The second side of War Moans captures this more serious side of Mutoid Man, but also rallies against the possible downfall of the modern world by recruiting musical allies to fill out their doomsday epics. “Irons in the Fire” finds Cave In compatriot Adam McGrath lending guitar heft to a megalith anthem. The title track instantly recalls The Big Four, with thrash icon Marty Friedman further cementing the vibe by lending a blazing guitar solo. Grim folk luminary Chelsea Wolfe and her longtime collaborator Ben Chisholm lend vocals and auxiliary instrumentation to the goth-inflected “Wreck and Survive”, as well as the album’s harrowing closing track. “We wanted to write a Mr. Big-style arena rock ballad,” Cageao says of “Bandages”. And indeed, the big open chords and wounded lyrics will surely have audiences pulling their lighters out of their pockets, but Wolfe’s siren vocals and Chisholm’s electronic pulses give the song an apocalyptic weight never attained by the darlings of the Sunset Strip.
Despite the ominous tone set by the closing tracks of the album, fatalism has never been the objective of Mutoid Man. “The ultimate goal has always been Van Halen,” Cageao says. “No one is Van Halen, obviously.
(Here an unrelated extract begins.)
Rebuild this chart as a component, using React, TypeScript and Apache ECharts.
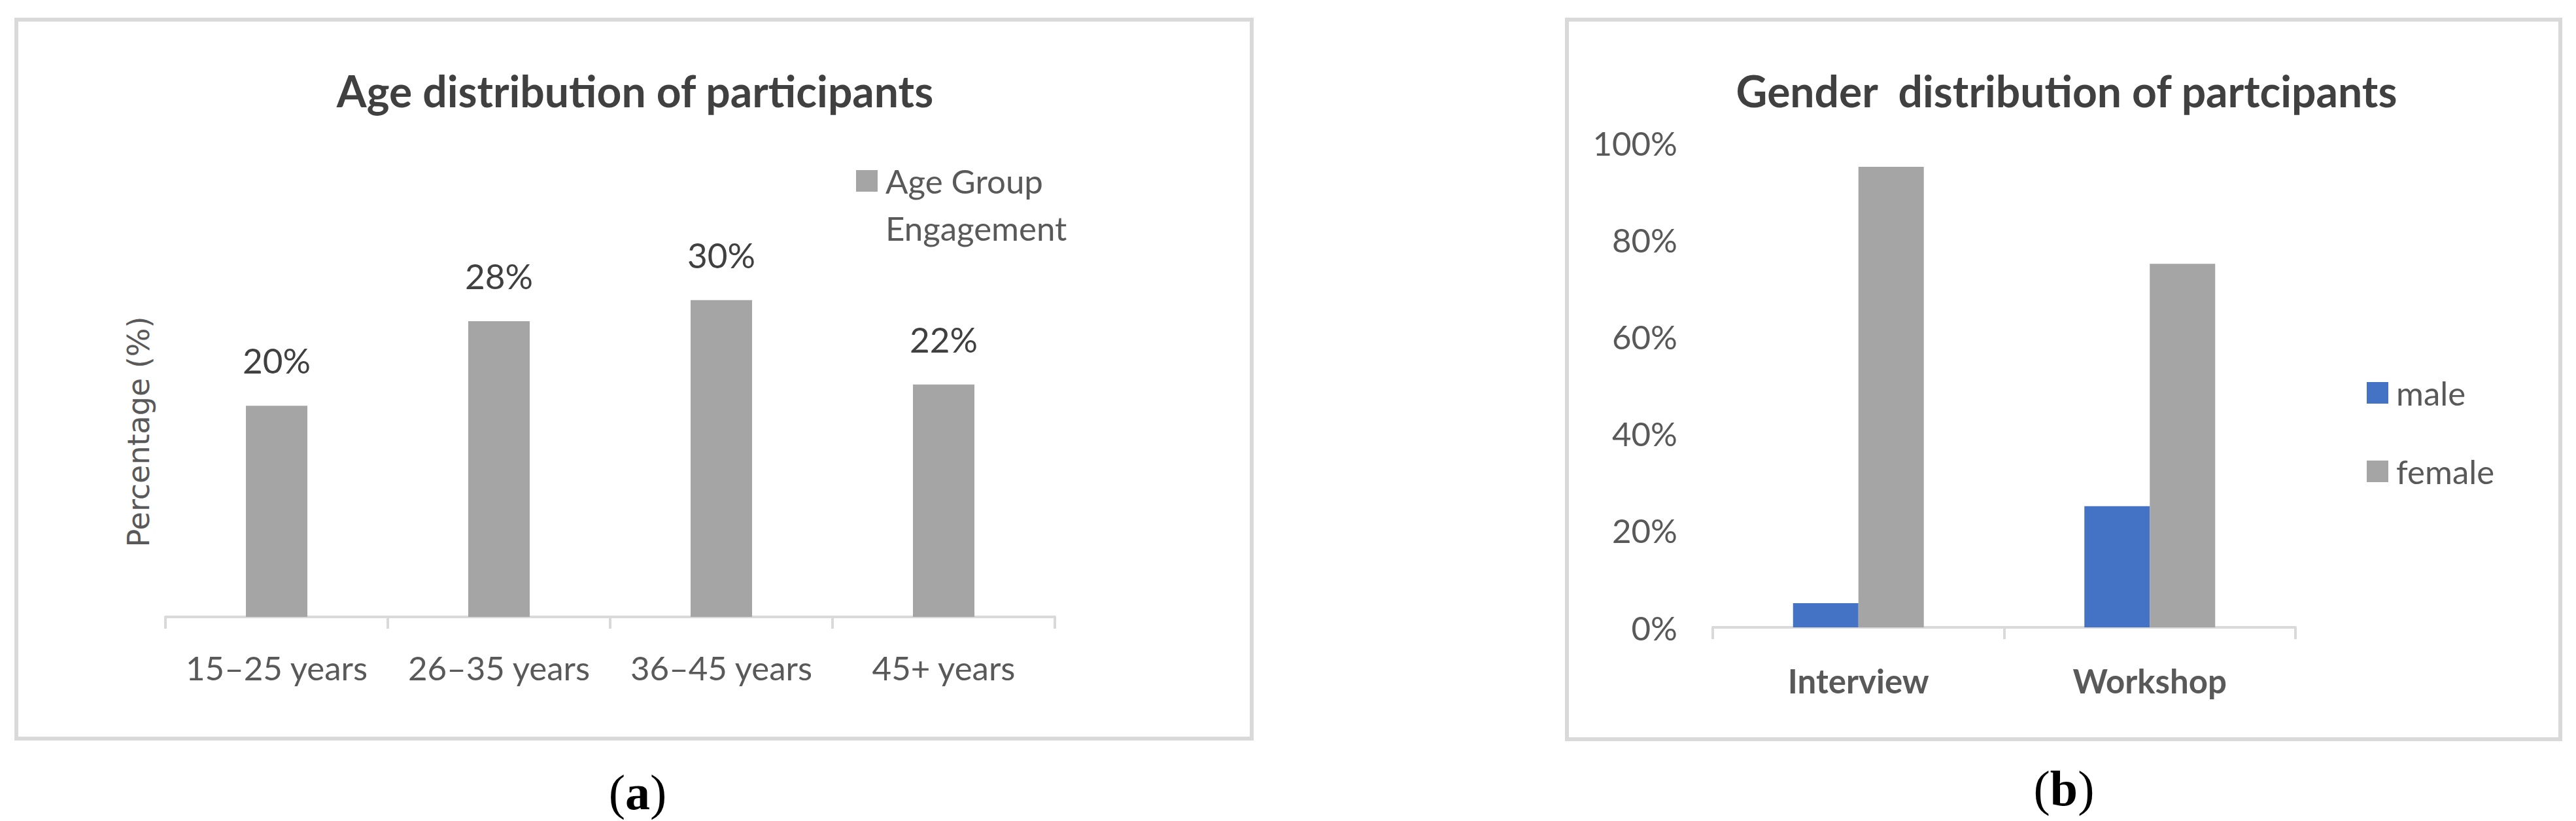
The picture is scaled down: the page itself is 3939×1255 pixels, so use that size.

No one can play like that. I mean it in the sense that there is no fear of being an asshole.” Indeed, anyone that’s witnessed the band live is keenly aware that Cageao and his compatriots prioritize fun over kvlt posturing. And with their latest album, Mutoid Man effectively captures their power, precision, and grandiosity for all posterity. Sargent House is proud to release War Moans to the masses on June 2, 2017.